Angela Hanson is a student at the Rose-Hulman Institute of Technology and studied abroad through the IFSA-Butler Chilean Universities Program, Santiago in 2016.
What is the official language in Chile? Many sources would say Spanish, but that’s not entirely true.
At least, the Spanish I learned in Chile was not the Spanish I was taught in the six years leading up to my trip. As I prepared for my study abroad experience, I knew that I still had room to improve my Spanish, but I did not realize just how much. I was about to learn an entirely new language: Chilean Spanish.
When I boarded the international flight to Santiago, I was bombarded with a blend of English and Spanish, which hurt my brain. I tried to listen to the Spanish and catch what I could, but the English kept drawing my attention. I felt almost like a dog distracted by a squeaky toy, because I could not focus on the Spanish when listening to the English was so much easier.
Luckily by the time I was through customs, everything was in Spanish. It was still a challenge, but I at least had a shot at focusing and understanding. In fact, I focused so actively on what was being said all the time, that I had to take daily naps to rest my brain. But like working a muscle, I gained stamina over time and found it easier and easier to listen without so much effort. Then something would catch my ear: another bit of English.
I came to call these moments the “dangers of Spanglish.”
In Santiago in particular, Spanglish was a constant threat. Most of the imports had at least a hint of English in the marketing and logos. For example, Diet Coca-Cola in Chile is called “light” instead, but the rest of the label will still be in Spanish. Then signs in front of stores will say “sale” which is extra confusing because that means “leave” in Spanish, but the store actually wants you to come in and enjoy the lower prices.
The globalized pop culture in Santiago also invites more English into daily life through music and movies from the United States. These have a strong influence on vocabulary particularly for the children and young adults. This meant that I was regularly distracted by a song in English. Then of course there were the words that were used more often in English than in Spanish like “break” and “sorry.” I have almost forgot the Spanish version of words like those. Luckily, after the first couple months, the Spanglish was less noticeable.
My next lesson in Chilean Spanish was with new food vocabulary. I quickly realized that each country, or even city, has their own vocabulary—their own version of Spanish. From what I could tell, much of the differences in vocabulary between regions came from the indigenous languages. For Chile, that was Mapuche. The Mapuche named much of the foods before the Spanish arrived, and the root of many of those names survived over the years. To me as a foreigner, much of the vocabulary sounded similar, which presented some extra challenges, the first of which revolved around tuna. To me, “tuna” was a type of fish, but in Chile “tuna” was prickly pear. What I knew as “tuna” was called “atún.” To make things worse, there is “aceituna” which is “olive.” When I heard it in a sentence, the words all ran together, so all I heard was “tuna.” The funniest part is that “tuna,” the fruit, had become my favorite fruit, but I hate “aceituna.” So what seemed like bonding with someone over a favorite food was actually a complete misunderstanding.
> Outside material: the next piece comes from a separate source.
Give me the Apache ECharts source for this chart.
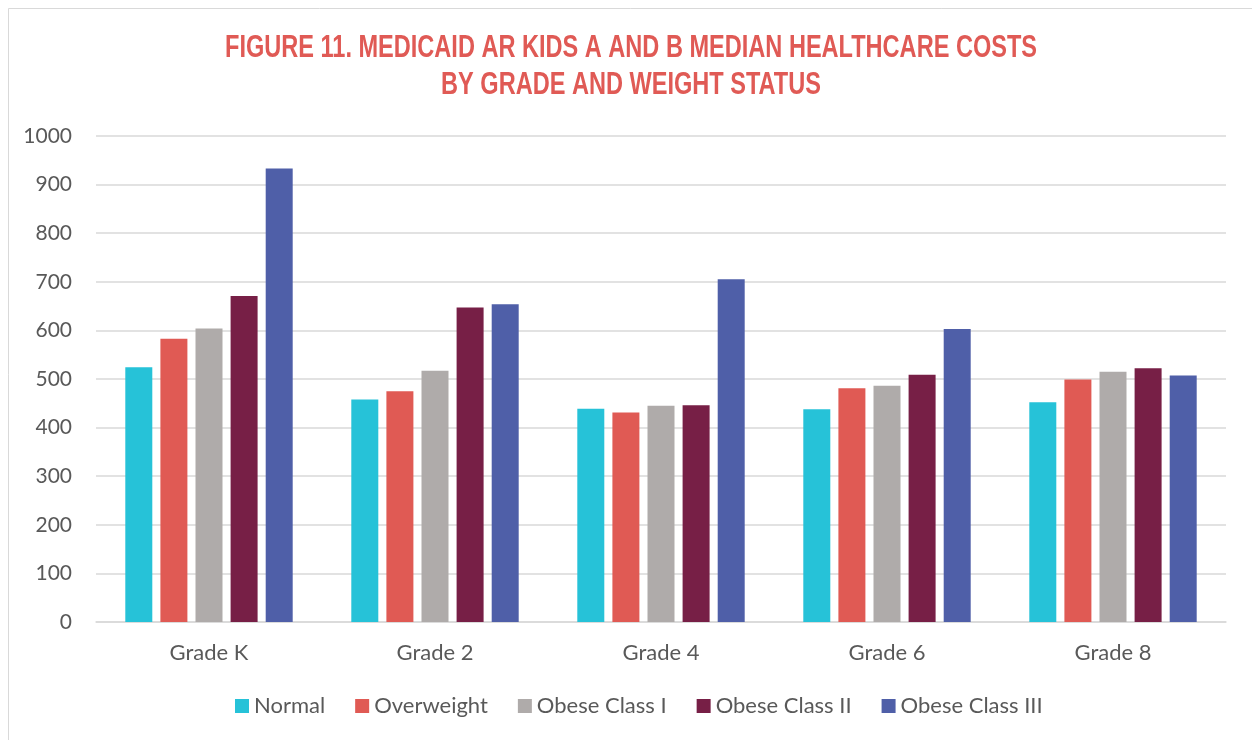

It was difficult to learn all of the new vocabulary, but I did catch a break when I learned the word “taco.” I knew what a “taco” was in the sense of food, but I also learned that it has other meaning. It also means “high heel,” “traffic,” and “pool stick.” Yes, this was confusing at first, but it also meant that when I didn’t know what to call something I could guess “taco” with a decent likelihood of being right!
Not really, but my host family got a kick out of it anyway.
Once I knew the basic vocabulary, it was time to study the young people version of Chilean Spanish versus the adult version. Like most cultures, the youth speak differently than the adults. Being that I was at the border of those age ranges, I had to learn to speak to both. Since the adult version is generally more formal, I had inherently learned most of it in the process of learning Chilean Spanish.
Slang and swear words were mostly what was left to learn in the young people version. The fastest way to pick those up is to go to a small party and watch a soccer match on TV with a group of young Chileans. That way, you can only speak Chilean Spanish and they will turn off all filters. Normally, I found that young Chileans would try to put their best foot forward when talking with international students on campus. But when its game time, all bets are off and you get to see what real Chilean college students are like.
By the time that I finished my study abroad experience, I was fluent in Chilean Spanish. My Spanish professors even told me when I returned that I had picked up a bit of the accent. Of course this did not happen overnight; it took me over three months of constant immersion. I tried very hard not to use English, because each time that I did, it felt like a step backward in my Spanish. I was tempted many times to give in and use English, but my efforts paid off.
Now I have a new level of understanding in Spanish, and I am ready to face my next challenge: not forgetting all that I learned.